Output every line exactly as written. Leave out pictures.

- - -

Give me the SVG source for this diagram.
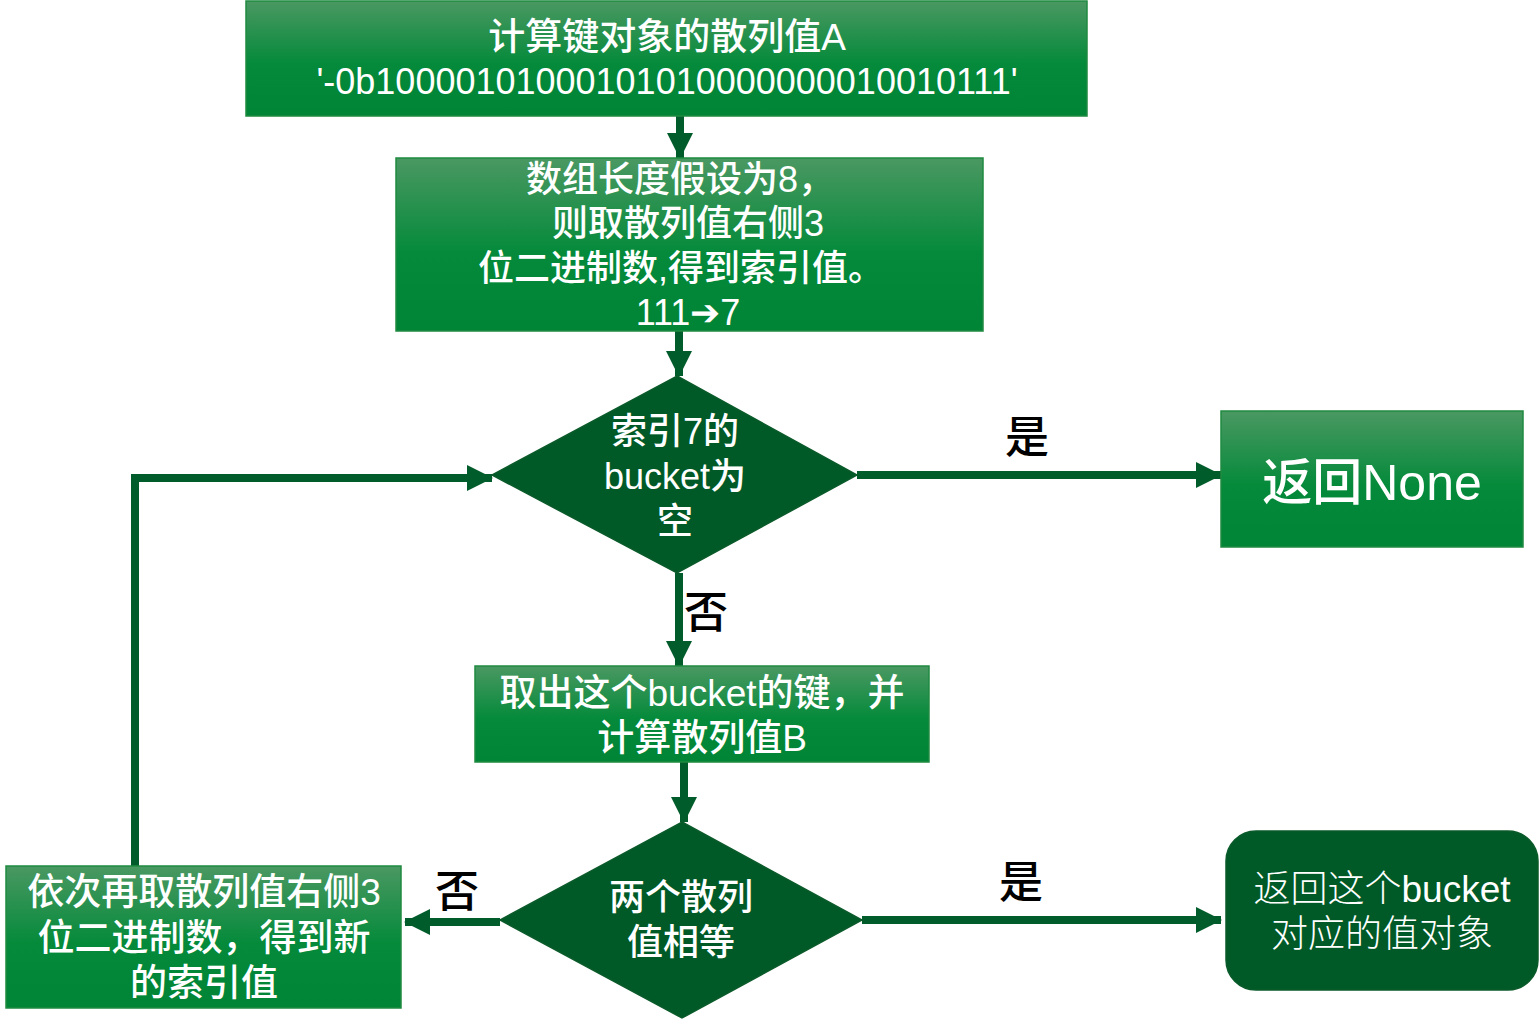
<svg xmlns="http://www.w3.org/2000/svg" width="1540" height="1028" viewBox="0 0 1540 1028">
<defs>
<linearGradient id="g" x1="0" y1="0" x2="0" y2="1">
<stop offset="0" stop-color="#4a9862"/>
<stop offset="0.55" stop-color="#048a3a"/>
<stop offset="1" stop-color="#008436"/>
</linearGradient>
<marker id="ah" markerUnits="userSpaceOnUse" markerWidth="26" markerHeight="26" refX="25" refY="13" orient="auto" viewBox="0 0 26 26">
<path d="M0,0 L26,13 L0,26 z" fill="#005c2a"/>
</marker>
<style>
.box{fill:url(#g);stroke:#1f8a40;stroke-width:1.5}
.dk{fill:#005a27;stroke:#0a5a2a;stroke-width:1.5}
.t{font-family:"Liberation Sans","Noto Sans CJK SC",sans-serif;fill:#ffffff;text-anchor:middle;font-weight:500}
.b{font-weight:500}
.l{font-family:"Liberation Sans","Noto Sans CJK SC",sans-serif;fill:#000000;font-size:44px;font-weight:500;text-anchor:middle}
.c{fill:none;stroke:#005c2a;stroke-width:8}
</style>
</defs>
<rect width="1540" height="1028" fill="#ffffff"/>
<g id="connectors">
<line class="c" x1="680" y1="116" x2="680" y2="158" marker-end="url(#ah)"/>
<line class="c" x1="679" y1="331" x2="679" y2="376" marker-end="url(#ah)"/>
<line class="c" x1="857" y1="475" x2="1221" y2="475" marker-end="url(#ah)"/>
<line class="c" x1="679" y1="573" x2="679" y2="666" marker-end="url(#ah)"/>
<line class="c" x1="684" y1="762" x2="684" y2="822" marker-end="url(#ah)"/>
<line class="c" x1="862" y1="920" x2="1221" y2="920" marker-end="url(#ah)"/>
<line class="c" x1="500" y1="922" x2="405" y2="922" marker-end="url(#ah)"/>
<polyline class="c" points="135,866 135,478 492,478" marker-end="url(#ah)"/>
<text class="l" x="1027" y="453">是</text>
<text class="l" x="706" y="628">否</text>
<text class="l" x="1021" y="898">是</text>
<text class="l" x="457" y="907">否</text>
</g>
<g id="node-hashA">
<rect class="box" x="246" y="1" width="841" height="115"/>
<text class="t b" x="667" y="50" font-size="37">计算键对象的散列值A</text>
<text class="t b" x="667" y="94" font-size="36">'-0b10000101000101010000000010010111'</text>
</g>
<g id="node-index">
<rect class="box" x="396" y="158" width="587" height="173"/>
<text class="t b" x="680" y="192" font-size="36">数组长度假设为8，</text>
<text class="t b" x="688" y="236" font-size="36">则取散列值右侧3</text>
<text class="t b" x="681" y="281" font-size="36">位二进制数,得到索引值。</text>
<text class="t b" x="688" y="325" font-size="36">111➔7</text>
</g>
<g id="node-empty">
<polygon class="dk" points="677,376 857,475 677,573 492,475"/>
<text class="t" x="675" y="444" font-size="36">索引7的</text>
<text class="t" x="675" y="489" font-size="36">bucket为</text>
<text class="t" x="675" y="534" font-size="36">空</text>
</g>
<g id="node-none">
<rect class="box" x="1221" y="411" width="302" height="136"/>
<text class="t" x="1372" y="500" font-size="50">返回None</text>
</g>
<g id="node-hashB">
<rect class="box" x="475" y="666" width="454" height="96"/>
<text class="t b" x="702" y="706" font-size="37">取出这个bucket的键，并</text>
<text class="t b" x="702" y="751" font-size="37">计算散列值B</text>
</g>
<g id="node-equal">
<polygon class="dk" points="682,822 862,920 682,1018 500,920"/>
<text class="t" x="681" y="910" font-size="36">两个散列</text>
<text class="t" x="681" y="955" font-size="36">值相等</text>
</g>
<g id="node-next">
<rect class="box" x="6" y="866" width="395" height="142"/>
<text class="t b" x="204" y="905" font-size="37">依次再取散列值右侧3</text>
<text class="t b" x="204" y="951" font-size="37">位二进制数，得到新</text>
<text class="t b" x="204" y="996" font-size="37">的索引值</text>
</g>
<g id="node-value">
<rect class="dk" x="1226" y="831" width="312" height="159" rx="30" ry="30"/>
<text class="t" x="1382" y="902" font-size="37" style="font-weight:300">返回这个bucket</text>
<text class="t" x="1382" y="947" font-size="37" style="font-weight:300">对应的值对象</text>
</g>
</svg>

- - -

→ **Correct answer**:
Give me the SVG source for this diagram.
<svg xmlns="http://www.w3.org/2000/svg" width="1540" height="1028" viewBox="0 0 1540 1028">
<defs>
<linearGradient id="g" x1="0" y1="0" x2="0" y2="1">
<stop offset="0" stop-color="#4a9862"/>
<stop offset="0.55" stop-color="#048a3a"/>
<stop offset="1" stop-color="#008436"/>
</linearGradient>
<marker id="ah" markerUnits="userSpaceOnUse" markerWidth="26" markerHeight="26" refX="25" refY="13" orient="auto" viewBox="0 0 26 26">
<path d="M0,0 L26,13 L0,26 z" fill="#005c2a"/>
</marker>
<style>
.box{fill:url(#g);stroke:#1f8a40;stroke-width:1.5}
.dk{fill:#005a27;stroke:#0a5a2a;stroke-width:1.5}
.t{font-family:"Liberation Sans","Noto Sans CJK SC",sans-serif;fill:#ffffff;text-anchor:middle;font-weight:500}
.b{font-weight:500}
.l{font-family:"Liberation Sans","Noto Sans CJK SC",sans-serif;fill:#000000;font-size:44px;font-weight:500;text-anchor:middle}
.c{fill:none;stroke:#005c2a;stroke-width:8}
</style>
</defs>
<rect width="1540" height="1028" fill="#ffffff"/>
<g id="connectors">
<line class="c" x1="680" y1="116" x2="680" y2="158" marker-end="url(#ah)"/>
<line class="c" x1="679" y1="331" x2="679" y2="376" marker-end="url(#ah)"/>
<line class="c" x1="857" y1="475" x2="1221" y2="475" marker-end="url(#ah)"/>
<line class="c" x1="679" y1="573" x2="679" y2="666" marker-end="url(#ah)"/>
<line class="c" x1="684" y1="762" x2="684" y2="822" marker-end="url(#ah)"/>
<line class="c" x1="862" y1="920" x2="1221" y2="920" marker-end="url(#ah)"/>
<line class="c" x1="500" y1="922" x2="405" y2="922" marker-end="url(#ah)"/>
<polyline class="c" points="135,866 135,478 492,478" marker-end="url(#ah)"/>
<text class="l" x="1027" y="453">是</text>
<text class="l" x="706" y="628">否</text>
<text class="l" x="1021" y="898">是</text>
<text class="l" x="457" y="907">否</text>
</g>
<g id="node-hashA">
<rect class="box" x="246" y="1" width="841" height="115"/>
<text class="t b" x="667" y="50" font-size="37">计算键对象的散列值A</text>
<text class="t b" x="667" y="94" font-size="36">'-0b10000101000101010000000010010111'</text>
</g>
<g id="node-index">
<rect class="box" x="396" y="158" width="587" height="173"/>
<text class="t b" x="680" y="192" font-size="36">数组长度假设为8，</text>
<text class="t b" x="688" y="236" font-size="36">则取散列值右侧3</text>
<text class="t b" x="681" y="281" font-size="36">位二进制数,得到索引值。</text>
<text class="t b" x="688" y="325" font-size="36">111➔7</text>
</g>
<g id="node-empty">
<polygon class="dk" points="677,376 857,475 677,573 492,475"/>
<text class="t" x="675" y="444" font-size="36">索引7的</text>
<text class="t" x="675" y="489" font-size="36">bucket为</text>
<text class="t" x="675" y="534" font-size="36">空</text>
</g>
<g id="node-none">
<rect class="box" x="1221" y="411" width="302" height="136"/>
<text class="t" x="1372" y="500" font-size="50">返回None</text>
</g>
<g id="node-hashB">
<rect class="box" x="475" y="666" width="454" height="96"/>
<text class="t b" x="702" y="706" font-size="37">取出这个bucket的键，并</text>
<text class="t b" x="702" y="751" font-size="37">计算散列值B</text>
</g>
<g id="node-equal">
<polygon class="dk" points="682,822 862,920 682,1018 500,920"/>
<text class="t" x="681" y="910" font-size="36">两个散列</text>
<text class="t" x="681" y="955" font-size="36">值相等</text>
</g>
<g id="node-next">
<rect class="box" x="6" y="866" width="395" height="142"/>
<text class="t b" x="204" y="905" font-size="37">依次再取散列值右侧3</text>
<text class="t b" x="204" y="951" font-size="37">位二进制数，得到新</text>
<text class="t b" x="204" y="996" font-size="37">的索引值</text>
</g>
<g id="node-value">
<rect class="dk" x="1226" y="831" width="312" height="159" rx="30" ry="30"/>
<text class="t" x="1382" y="902" font-size="37" style="font-weight:300">返回这个bucket</text>
<text class="t" x="1382" y="947" font-size="37" style="font-weight:300">对应的值对象</text>
</g>
</svg>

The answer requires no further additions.